OBJECTIVE. The lines to extract run from the start of the records through the line with "var seriesName = 'BENEFIT JE NABÍZEN';", both ends included; drop the pictures.

(Records with drawing code)
·····
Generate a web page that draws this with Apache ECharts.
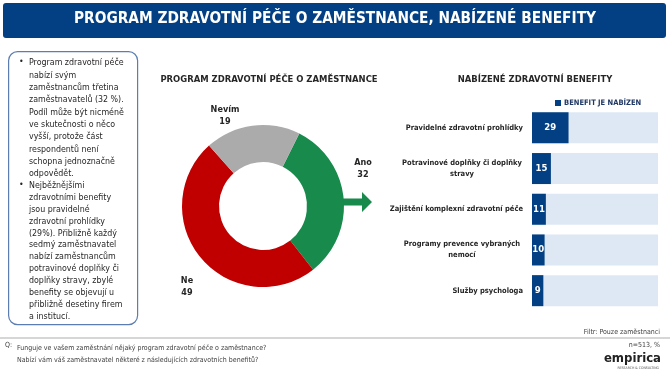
<!DOCTYPE html>
<html>
<head>
<meta charset="utf-8">
<script src="https://cdn.jsdelivr.net/npm/echarts@6/dist/echarts.min.js"></script>
<style>
  html, body { margin: 0; padding: 0; background: #fff; }
  #main { width: 670px; height: 376px; }
</style>
</head>
<body>
<div id="main"></div>
<script>
// data
var pieNames = ['Ano', 'Ne', 'Nevím'];
var pieValues = [32, 49, 19];
var pieColors = ['#178A4C', '#C00000', '#ABABAB'];

var benefitNames = [
    'Pravidelné zdravotní prohlídky',
    'Potravinové doplňky či doplňky\nstravy',
    'Zajištění komplexní zdravotní péče',
    'Programy prevence vybraných\nnemocí',
    'Služby psychologa'
];
var benefitValues = [29, 15, 11, 10, 9];
var seriesName = 'BENEFIT JE NABÍZEN';

var note1 = ['Program zdravotní péče', 'nabízí svým', 'zaměstnancům třetina', 'zaměstnavatelů (32 %).',
    'Podíl může být nicméně', 've skutečnosti o něco', 'vyšší, protože část', 'respondentů není',
    'schopna jednoznačně', 'odpovědět.'];
var note2 = ['Nejběžnějšími', 'zdravotními benefity', 'jsou pravidelné', 'zdravotní prohlídky',
    '(29%). Přibližně každý', 'sedmý zaměstnavatel', 'nabízí zaměstnancům', 'potravinové doplňky či',
    'doplňky stravy, zbylé', 'benefity se objevují u', 'přibližně desetiny firem', 'a institucí.'];

var FONT = '"Liberation Sans Narrow", "DejaVu Sans Condensed", "Noto Sans", sans-serif';
var navy = '#024083';
var dark = '#262626';

var myChart = echarts.init(document.getElementById('main'));

// label spots around the donut
var pieLabelPos = [[363, 169], [187, 287], [225, 116]];

var option = {
    animation: false,
    textStyle: { fontFamily: FONT },
    title: [
        {
            text: 'PROGRAM ZDRAVOTNÍ PÉČE O ZAMĚSTNANCE',
            left: 264, top: 70, textAlign: 'center',
            textStyle: { fontSize: 9.4, fontWeight: 'bold', color: dark, fontFamily: FONT }
        },
        {
            text: 'NABÍZENÉ ZDRAVOTNÍ BENEFITY',
            left: 530, top: 70, textAlign: 'center',
            textStyle: { fontSize: 9.4, fontWeight: 'bold', color: dark, fontFamily: FONT }
        }
    ],
    legend: {
        data: [seriesName],
        left: 550, top: 94,
        icon: 'rect', itemWidth: 6, itemHeight: 6, itemGap: 4,
        textStyle: { fontSize: 7.5, fontWeight: 'bold', color: '#1F3864', fontFamily: FONT, padding: [0, 0, 0, -2] }
    },
    grid: { left: 532, right: 12, top: 107.5, height: 203.5 },
    xAxis: { type: 'value', min: 0, max: 100, show: false },
    yAxis: {
        type: 'category',
        data: benefitNames,
        inverse: true,
        axisLine: { show: false },
        axisTick: { show: false },
        axisLabel: {
            margin: 9,
            fontSize: 7.5,
            fontWeight: 'bold',
            color: dark,
            fontFamily: FONT,
            lineHeight: 11,
            formatter: function (v) {
                if (v.indexOf('\n') < 0) return v;
                return v.split('\n').map(function (s) { return '{m|' + s + '}'; }).join('\n');
            },
            rich: {
                m: { width: 122, align: 'center', fontSize: 7.5, fontWeight: 'bold', color: dark, fontFamily: FONT, lineHeight: 11 }
            }
        }
    },
    series: [
        {
            name: seriesName,
            type: 'bar',
            data: benefitValues,
            barWidth: 31,
            itemStyle: { color: navy },
            showBackground: true,
            backgroundStyle: { color: '#DEE8F5' },
            label: {
                show: true, position: 'inside',
                color: '#fff', fontSize: 9.5, fontWeight: 'bold', fontFamily: FONT
            }
        },
        {
            name: 'pie',
            type: 'pie',
            center: [263, 206],
            radius: [44, 81],
            startAngle: 63.4,
            clockwise: true,
            data: pieNames.map(function (n, i) {
                return { name: n, value: pieValues[i], itemStyle: { color: pieColors[i] } };
            }),
            label: {
                show: true,
                formatter: '{b}\n{c}',
                fontSize: 9, fontWeight: 'bold', color: dark, fontFamily: FONT,
                lineHeight: 12, align: 'center'
            },
            labelLine: { show: false },
            labelLayout: function (p) {
                var pos = pieLabelPos[p.dataIndex];
                return { x: pos[0], y: pos[1], align: 'center', verticalAlign: 'middle' };
            },
            emphasis: { disabled: true }
        }
    ],
    graphic: [
        // top banner
        {
            type: 'rect', left: 3, top: 3,
            shape: { width: 663, height: 35, r: 3 },
            style: { fill: navy }
        },
        {
            type: 'text', left: 'center', top: 12,
            style: {
                text: 'PROGRAM ZDRAVOTNÍ PÉČE O ZAMĚSTNANCE, NABÍZENÉ BENEFITY',
                fill: '#fff', font: 'bold 15.3px ' + FONT
            }
        },
        // note box
        {
            type: 'rect', left: 8, top: 51,
            shape: { width: 129, height: 273, r: 9 },
            style: { fill: '#fff', stroke: '#5B7DB1', lineWidth: 1.2 }
        },
        {
            type: 'text', left: 19, top: 57,
            style: { text: '•', fill: dark, font: '8.8px ' + FONT }
        },
        {
            type: 'text', left: 29, top: 57,
            style: { text: note1.join('\n'), fill: dark, font: '8.8px ' + FONT, lineHeight: 12.3 }
        },
        {
            type: 'text', left: 19, top: 180,
            style: { text: '•', fill: dark, font: '8.8px ' + FONT }
        },
        {
            type: 'text', left: 29, top: 180,
            style: { text: note2.join('\n'), fill: dark, font: '8.8px ' + FONT, lineHeight: 11.85 }
        },
        // arrow out of the donut
        {
            type: 'polygon',
            shape: { points: [[338, 198.5], [362, 198.5], [362, 192], [372, 202], [362, 212], [362, 205.5], [338, 205.5]] },
            style: { fill: '#178A4C' }
        },
        // footer
        {
            type: 'line',
            shape: { x1: 0, y1: 338, x2: 670, y2: 338 },
            style: { stroke: '#C8C8C8', lineWidth: 1.5 }
        },
        {
            type: 'text', right: 10, top: 329,
            style: { text: 'Filtr: Pouze zaměstnanci', fill: '#404040', font: '7px ' + FONT }
        },
        {
            type: 'text', left: 5, top: 342,
            style: { text: 'Q:', fill: '#404040', font: '7px ' + FONT }
        },
        {
            type: 'text', left: 17, top: 342,
            style: {
                text: 'Funguje ve vašem zaměstnání nějaký program zdravotní péče o zaměstnance?\nNabízí vám váš zaměstnavatel některé z následujících zdravotních benefitů?',
                fill: '#404040', font: '7px ' + FONT, lineHeight: 12
            }
        },
        {
            type: 'text', right: 10, top: 342,
            style: { text: 'n=513, %', fill: '#404040', font: '7px ' + FONT }
        },
        {
            type: 'text', right: 9, top: 352,
            style: { text: 'empirica', fill: '#222', font: 'bold 13px ' + FONT }
        },
        {
            type: 'text', right: 11, top: 366,
            style: { text: 'RESEARCH & CONSULTING', fill: '#555', font: '3.5px ' + FONT }
        }
    ]
};

myChart.setOption(option);
</script>
</body>
</html>
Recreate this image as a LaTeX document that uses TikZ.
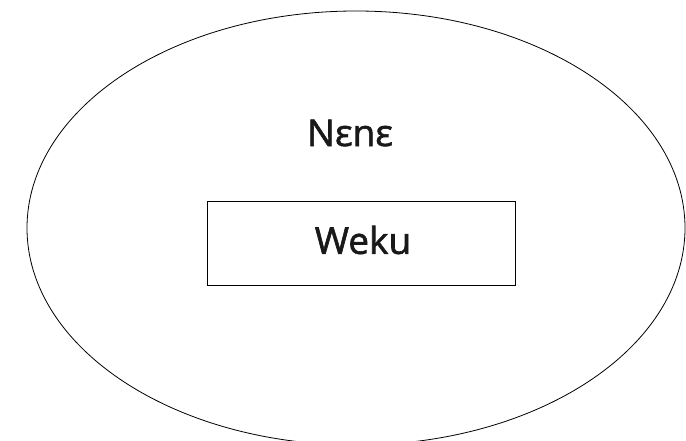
\documentclass[tikz,border=0pt]{standalone}
\usepackage{fontspec}
\setmainfont{Open Sans}
\newfontfamily\lblfont{Open Sans}[FakeBold=1.6]
\usetikzlibrary{shapes.geometric}
\begin{document}
\begin{tikzpicture}[x=1pt,y=-1pt,
  outer/.style={draw, line width=0.8pt, ellipse, minimum width=658pt, minimum height=434pt, inner sep=0pt},
  box/.style={draw, line width=0.8pt, rectangle, minimum width=308pt, minimum height=84pt, inner sep=0pt},
  lbl/.style={font=\lblfont\fontsize{37}{44}\selectfont, text=black!90}]
\useasboundingbox (0,0) rectangle (686,441);
\node[outer] (world) at (356,228) {};
\node[lbl] (nene) at (350,133) {Nεnε};
\node[box] (weku) at (361,243) {};
\node[lbl] (wekut) at (363,240) {Weku};
\end{tikzpicture}
\end{document}
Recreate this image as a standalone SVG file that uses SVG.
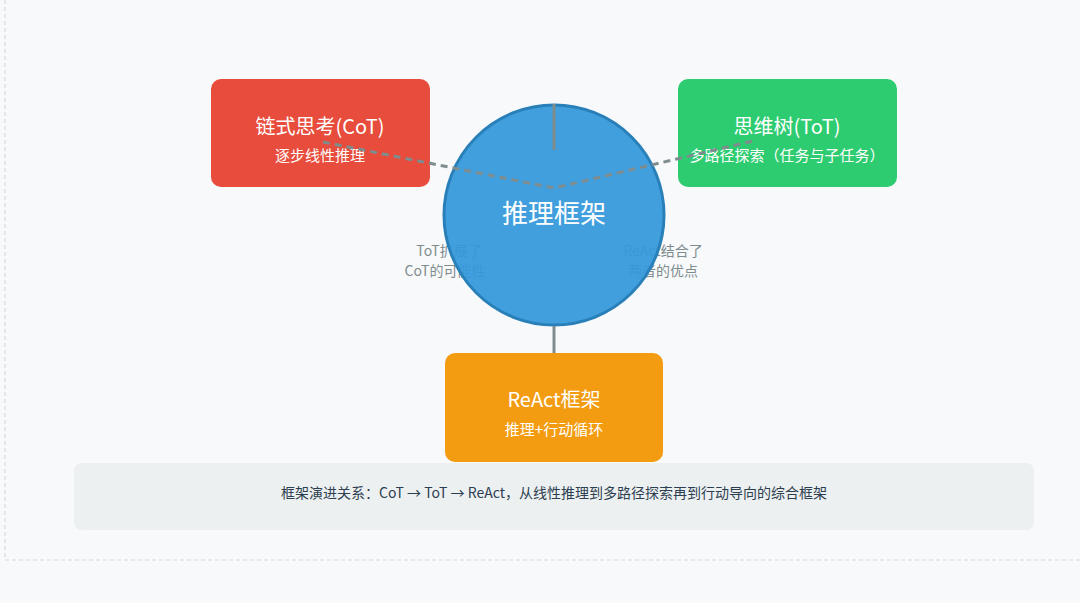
<svg xmlns="http://www.w3.org/2000/svg" width="1080" height="603" viewBox="0 0 1080 603">
<style>
text{font-family:"Noto Sans CJK SC","Noto Sans",sans-serif;text-anchor:middle}
.t{fill:#fff;font-size:20px}
.s{fill:#fff;font-size:15px}
.l{fill:#7f8c8d;font-size:14px}
.c{stroke:#7f8c8d;stroke-width:3;fill:none}
</style>
<rect width="1080" height="603" fill="#f7f9fb"/>
<path d="M5 0 V560 H1080" fill="none" stroke="#d5dbe1" stroke-width="1.2" stroke-dasharray="4 3"/>
<g id="labels">
<text class="l" x="449" y="256">ToT扩展了</text>
<text class="l" x="445" y="276">CoT的可能性</text>
<text class="l" x="663" y="256">ReAct结合了</text>
<text class="l" x="663" y="276">两者的优点</text>
</g>
<g id="cot"><rect x="211" y="79" width="219" height="108" rx="10" fill="#e74c3c"/>
<text class="t" x="320" y="134">链式思考(CoT)</text><text class="s" x="320" y="161">逐步线性推理</text></g>
<g id="tot"><rect x="678" y="79" width="219" height="108" rx="10" fill="#2ecc71"/>
<text class="t" x="787" y="134">思维树(ToT)</text><text class="s" x="787" y="161">多路径探索（任务与子任务）</text></g>
<g id="react"><rect x="445" y="353" width="218" height="109" rx="10" fill="#f39c12"/>
<text class="t" x="554" y="407">ReAct框架</text><text class="s" x="554" y="435">推理+行动循环</text></g>
<g id="center"><circle cx="554" cy="215" r="110" fill="#3498db" fill-opacity="0.93" stroke="#2980b9" stroke-width="3"/>
<text x="554" y="223" style="fill:#fff;font-size:26px">推理框架</text></g>
<g id="connectors">
<line class="c" x1="554" y1="104" x2="554" y2="150" stroke-width="2"/>
<line class="c" x1="554" y1="326" x2="554" y2="353" stroke-width="2"/>
<path class="c" d="M323 142 L554 188 L757 140" stroke-dasharray="7 5"/>
</g>
<g id="note"><rect x="74" y="463" width="960" height="67" rx="8" fill="#ecf0f1"/>
<text x="554" y="498" style="fill:#2c3e50;font-size:14px">框架演进关系：CoT → ToT → ReAct，从线性推理到多路径探索再到行动导向的综合框架</text></g>
</svg>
·····
RESULT FOR THIS EXERCISE.
Generate a web page that draws this with Apache ECharts.
<!DOCTYPE html>
<html>
<head>
<meta charset="utf-8">
<script src="https://cdn.jsdelivr.net/npm/echarts@6/dist/echarts.min.js"></script>
<style>
  html, body { margin: 0; padding: 0; background: #fff; }
  #main { width: 670px; height: 376px; }
</style>
</head>
<body>
<div id="main"></div>
<script>
// data
var pieNames = ['Ano', 'Ne', 'Nevím'];
var pieValues = [32, 49, 19];
var pieColors = ['#178A4C', '#C00000', '#ABABAB'];

var benefitNames = [
    'Pravidelné zdravotní prohlídky',
    'Potravinové doplňky či doplňky\nstravy',
    'Zajištění komplexní zdravotní péče',
    'Programy prevence vybraných\nnemocí',
    'Služby psychologa'
];
var benefitValues = [29, 15, 11, 10, 9];
var seriesName = 'BENEFIT JE NABÍZEN';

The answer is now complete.